Pierwsze minuty inauguracyjnego rozgrywki ligowe spotkania padły łupem gospodarzy, którzy po trójce Leńczuka i sześciu kolejnych oczkach Kulona prowadzili we własnej hali 9-3. Kutnianie mieli spory problem ze skutecznym wykańczaniem swoich akcji, jednak w połowie kwarty zdołali odrobić większość strat, przegrywając różnicą zaledwie jednego oczka 8-9. Kilka chwil później kolejne punkty dopisał do swojego dorobku Marek i Lwy po raz pierwszy w tym spotkaniu mogły cieszyć się z prowadzenia (10-9). Od tego momentu gra toczyła się niemal punkt za punkt i po dziesięciu minutach tablica wyświetlała wynik 19-19.
Druga kwarta, podobnie jak końcówka pierwszej, miała wyrównany przebieg. Po trzech minutach w minimalnie lepszej sytuacji byli co prawda podopieczni Jarosława Krysiewicza (25-23), ale ich zapędy szybko ostudził Pietrach, zapisując na swoim koncie udaną akcję 2+1. Na odpowiedź Lwów nie musieliśmy czekać długo i głównie dzięki skutecznej grze z obwodu na 4:18 minuty przed końcem połowy kutnianie odskoczyli od Śląska na dystans dziewięciu oczek (35-26). Wypracowana zaliczka utrzymywała się w kolejnych akacjach i choć w końcówce gospodarze włączyli drugi bieg, to do szatni w lepszych nastrojach schodziły Lwy, prowadząc 43-38.
Po zmianie stron Śląsk rzucił się do odrabiania strat i potrzebował niespełna trzech minut aby osiągnąć zamierzony cel (48-46). Kutnianie mieli spory problem z zatrzymaniem rozpędzonych koszykarzy z Wrocławia, a ci systematycznie dokładali do swojej przewagi kolejne oczka. W połowie kwarty Śląsk miał już na swoim koncie 17 punktów, a Polfarmex zaledwie 3 (55-46). Podopieczni Radosława Hyżego grali jak z nut, niemal cały czas utrzymując dwucyfrową przewagę (65-55). Do decydującej o zwycięstwie odsłony Lwy przystępowały, przegrywając 59-68.
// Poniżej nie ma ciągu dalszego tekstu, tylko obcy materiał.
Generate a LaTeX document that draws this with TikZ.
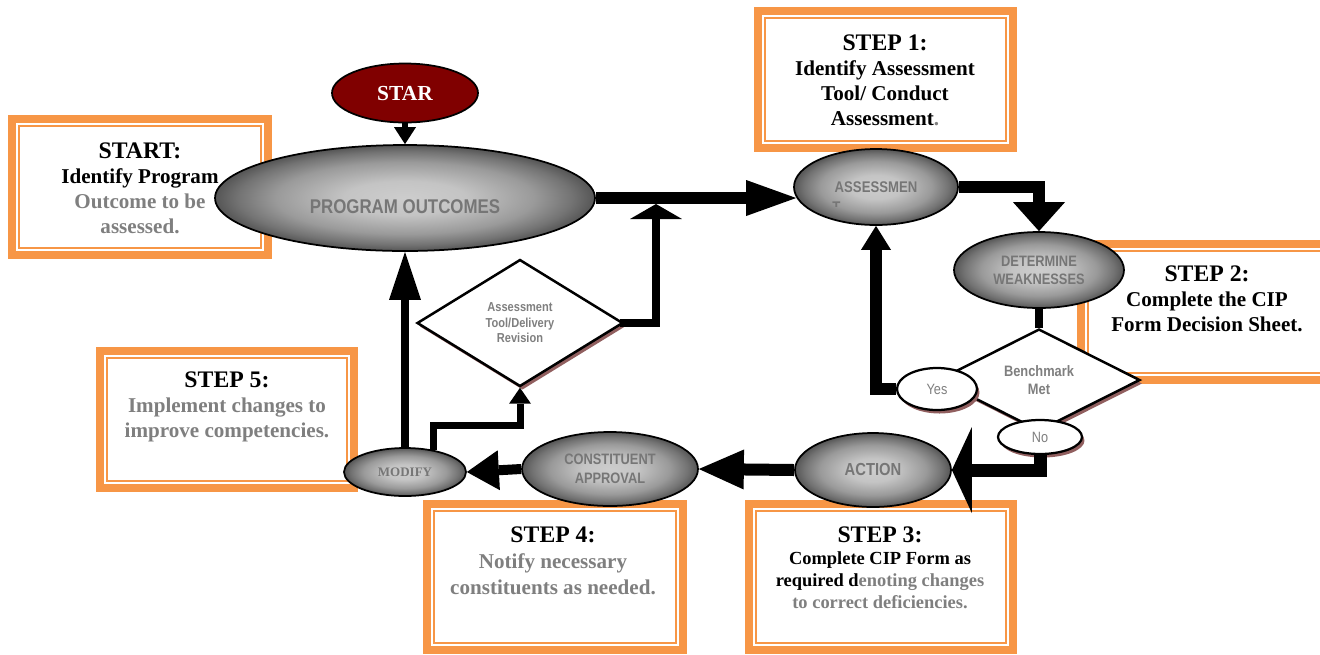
\documentclass[tikz,border=0pt]{standalone}
\usepackage{fontspec}
\setmainfont{Liberation Serif}
\setsansfont{Liberation Sans}
\newfontfamily\narrowsans[FakeStretch=0.85]{Liberation Sans}
\usetikzlibrary{shapes.geometric,arrows.meta,shadows,calc}
\definecolor{orng}{HTML}{F79646}
\definecolor{txtgray}{HTML}{7F7F7F}
\definecolor{elltxt}{HTML}{767676}
\definecolor{shd}{RGB}{145,95,95}
\definecolor{darkred}{HTML}{800000}
\definecolor{ellcA}{HTML}{CDCDCD}
\definecolor{ellcB}{HTML}{C4C4C4}
\definecolor{ellcC}{HTML}{9A9A9A}
\definecolor{ellcD}{HTML}{737373}
\definecolor{ellcE}{HTML}{555555}
\pgfdeclareradialshading{ellshade}{\pgfpoint{0bp}{0bp}}{color(0bp)=(ellcA); color(8bp)=(ellcB); color(17bp)=(ellcC); color(22bp)=(ellcD); color(25bp)=(ellcE); color(50bp)=(ellcE)}
\newcommand\myefont[2]{\narrowsans\bfseries\fontsize{#1}{#2}\selectfont}
\tikzset{
  frame/.style={rectangle, draw=orng, line width=0.16cm, fill=white, outer sep=0pt, inner sep=0pt},
  frameinner/.style={draw=orng, line width=0.04cm},
  boxtext/.style={align=center, inner sep=0pt, font=\bfseries\fontsize{12}{14.2}\selectfont},
  grayell/.style={ellipse, draw=black, line width=0.035cm, inner sep=0pt, shade, shading=ellshade, text=elltxt, align=center},
  whiteell/.style={ellipse, draw=black, line width=0.045cm, fill=white, inner sep=0pt, text=txtgray,
    font=\narrowsans\fontsize{8.5}{10}\selectfont,
    drop shadow={shadow xshift=0.05cm, shadow yshift=-0.07cm, fill=shd, opacity=1}},
  decision/.style={diamond, draw=black, line width=0.05cm, fill=white, inner sep=0pt, align=center, text=txtgray,
    drop shadow={shadow xshift=0.05cm, shadow yshift=-0.07cm, fill=shd, opacity=1}},
  conn/.style={draw=black, line join=miter},
}
\newcommand\ttl[1]{{\fontsize{13.5}{14.2}\selectfont #1}}
\begin{document}
\begin{tikzpicture}[x=0.02cm, y=-0.02cm]
\useasboundingbox (0,0) rectangle (1320,654);
\fill[white] (0,0) rectangle (1320,654);

% ---------- orange frames ----------
\node[frame, minimum width=5.12cm, minimum height=2.72cm] (bStart) at (140,187) {};
\draw[frameinner] ([shift={(7,7)}]bStart.north west) rectangle ([shift={(-7,-7)}]bStart.south east);
\node[frame, minimum width=5.10cm, minimum height=2.74cm] (bOne) at (885.5,79.5) {};
\draw[frameinner] ([shift={(7,7)}]bOne.north west) rectangle ([shift={(-7,-7)}]bOne.south east);
\node[frame, minimum width=5.0cm, minimum height=2.72cm] (bTwo) at (1206,312) {};
\draw[frameinner] ([shift={(7,7)}]bTwo.north west) rectangle ([shift={(-7,-7)}]bTwo.south east);
\node[frame, minimum width=5.28cm, minimum height=2.92cm] (bThree) at (881,577) {};
\draw[frameinner] ([shift={(7,7)}]bThree.north west) rectangle ([shift={(-7,-7)}]bThree.south east);
\node[frame, minimum width=5.12cm, minimum height=2.92cm] (bFour) at (555,577) {};
\draw[frameinner] ([shift={(7,7)}]bFour.north west) rectangle ([shift={(-7,-7)}]bFour.south east);
\node[frame, minimum width=5.08cm, minimum height=2.74cm] (bFive) at (227,419.5) {};
\draw[frameinner] ([shift={(7,7)}]bFive.north west) rectangle ([shift={(-7,-7)}]bFive.south east);

% ---------- box texts ----------
\node[boxtext] (tStart) at (140,188) {\ttl{START:}\\Identify Program\\\textcolor{txtgray}{Outcome to be}\\\textcolor{txtgray}{assessed.}};
\node[boxtext] (tOne) at (885,80) {\ttl{STEP 1:}\\Identify Assessment\\Tool/ Conduct\\Assessment\textcolor{txtgray}{.}};
\node[boxtext] (tTwo) at (1207,299) {\ttl{STEP 2:}\\Complete the CIP\\Form Decision Sheet.};
\node[boxtext, font=\bfseries\fontsize{10.5}{12.6}\selectfont] (tThree) at (880,568) {{\fontsize{13.5}{12.6}\selectfont STEP 3:}\\Complete CIP Form as\\required d\textcolor{txtgray}{enoting changes}\\\textcolor{txtgray}{to correct deficiencies.}};
\node[boxtext, font=\bfseries\fontsize{12}{14.8}\selectfont] (tFour) at (553,561) {\ttl{STEP 4:}\\\textcolor{txtgray}{Notify necessary}\\\textcolor{txtgray}{constituents as needed.}};
\node[boxtext] (tFive) at (227,407) {\ttl{STEP 5:}\\\textcolor{txtgray}{Implement changes to}\\\textcolor{txtgray}{improve competencies.}};

% ---------- shapes ----------
\node[grayell, minimum width=7.6cm, minimum height=2.12cm] (PO) at (405,198) {};
\node[inner sep=0pt, text=elltxt, font=\myefont{11.3}{13}] (POt) at (405,207) {PROGRAM OUTCOMES};
\node[ellipse, draw=black, line width=0.035cm, fill=darkred, minimum width=2.92cm, minimum height=1.18cm, inner sep=0pt, text=white, font=\bfseries\fontsize{12.2}{14}\selectfont] (STAR) at (405,93) {STAR};
\node[grayell, minimum width=3.28cm, minimum height=1.52cm, font=\myefont{8.8}{10}] (AS) at (876,187) {ASSESSMEN};
\begin{scope}
  \clip (825,196) rectangle (850,206.5);
  \node[anchor=north west, inner sep=0pt, text=elltxt, font=\myefont{8.8}{10}] (ASt) at (832,201.5) {T};
\end{scope}
\node[grayell, minimum width=3.4cm, minimum height=1.52cm, font=\myefont{8.6}{10.2}] (DW) at (1039,270) {DETERMINE\\WEAKNESSES};
\node[decision, minimum width=4.04cm, minimum height=2.04cm, font=\myefont{8.6}{10.2}] (BM) at (1039,380) {Benchmark\\Met};
\node[whiteell, minimum width=1.6cm, minimum height=0.84cm] (Yes) at (937,389) {Yes};
\node[whiteell, minimum width=1.68cm, minimum height=0.68cm] (No) at (1040,437) {No};
\node[grayell, minimum width=3.12cm, minimum height=1.48cm, font=\myefont{9.9}{11}] (AC) at (873,470) {ACTION};
\node[grayell, minimum width=3.52cm, minimum height=1.48cm, font=\myefont{8.6}{10.8}] (CA) at (610,469) {CONSTITUENT\\APPROVAL};
\node[grayell, minimum width=2.44cm, minimum height=0.96cm, font=\bfseries\fontsize{7.4}{9}\selectfont] (MO) at (405,472) {MODIFY};
\node[decision, minimum width=4.12cm, minimum height=2.54cm, font=\myefont{7.4}{8.8}] (AT) at (520,323) {Assessment\\Tool/Delivery\\Revision};

% ---------- connectors ----------
\draw[conn, line width=0.12cm, -{Triangle[length=0.34cm, width=0.44cm, line width=0pt]}] (STAR.south) -- (PO.north);
\draw[conn, line width=0.24cm, -{Triangle[length=1cm, width=0.72cm, line width=0pt]}] (PO.east) -- ($(AS.west |- PO.east)+(3,0)$);
\coordinate (j) at (656,204);
\draw[conn, line width=0.16cm, -{Triangle[length=0.3cm, width=1.04cm, line width=0pt]}] ($(AT.east)+(-4,0)$) -| (j);
\draw[conn, line width=0.24cm, -{Triangle[length=0.58cm, width=1.04cm, line width=0pt]}] (AS.east) -| (DW.north);
\draw[conn, line width=0.16cm] (DW.south) -- (BM.north);
\draw[conn, line width=0.24cm, -{Triangle[length=0.48cm, width=0.6cm, line width=0pt]}] (Yes.west) -| (AS.south);
\draw[conn, line width=0.26cm, -{Triangle[length=0.4cm, width=1.72cm, line width=0pt]}] (No.south) |- (AC.east);
\draw[conn, line width=0.24cm, -{Triangle[length=0.9cm, width=0.8cm, line width=0pt]}] (AC.west) -- (CA.east);
\draw[conn, line width=0.2cm, -{Triangle[length=0.64cm, width=0.8cm, line width=0pt]}] (CA.west) -- (MO.east);
\draw[conn, line width=0.16cm, -{Triangle[length=0.96cm, width=0.64cm, line width=0pt]}] (MO.north) -- (PO.south);
\draw[conn, line width=0.14cm, -{Triangle[length=0.32cm, width=0.44cm, line width=0pt]}] ($(MO.north)+(28,3)$) |- ($(AT.south)+(0,38)$) -- (AT.south);
\end{tikzpicture}
\end{document}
Od początku czwartej kwarty wrocławianie kontynuowali swój marsz po zwycięstwo. W nieco ponad sześćdziesiąt sekund Śląsk dopisał do swojego dorobku pięć kolejnych punktów, odskakując Lwom na 14 oczek (73-59). Niestety z każdą kolejną minutą przewaga koszykarzy z Wrocławia rosła i w połowie odsłony losy spotkania były już praktycznie przesądzone (80-65). Ostatecznie Polfarmex musiał pogodzić się z wyjazdową porażką, przegrywając we Wrocławiu 77-87.
FutureNet Śląsk Wrocław – Polfarmex Kutno 87-77 (19-19, 19-24, 30-16, 19-18)
Śląsk: Dziewa 26 (11 zb.), Michałek 0, Kulon 18, Żelaźniak 4, Leńczuk 3, Bożenko 0, Krakowczyk 0, Musiał 16, Sasik 0, Pietras 20;
Polfarmex: Marek 21, Wieczorek 14, Majewski 10, Nowicki 4, Gospodarek 7, Matyszkiewicz 3, Pawlak 0, Sobczak 7, Żmudzki 3, Obarek 8, Andrzejewski.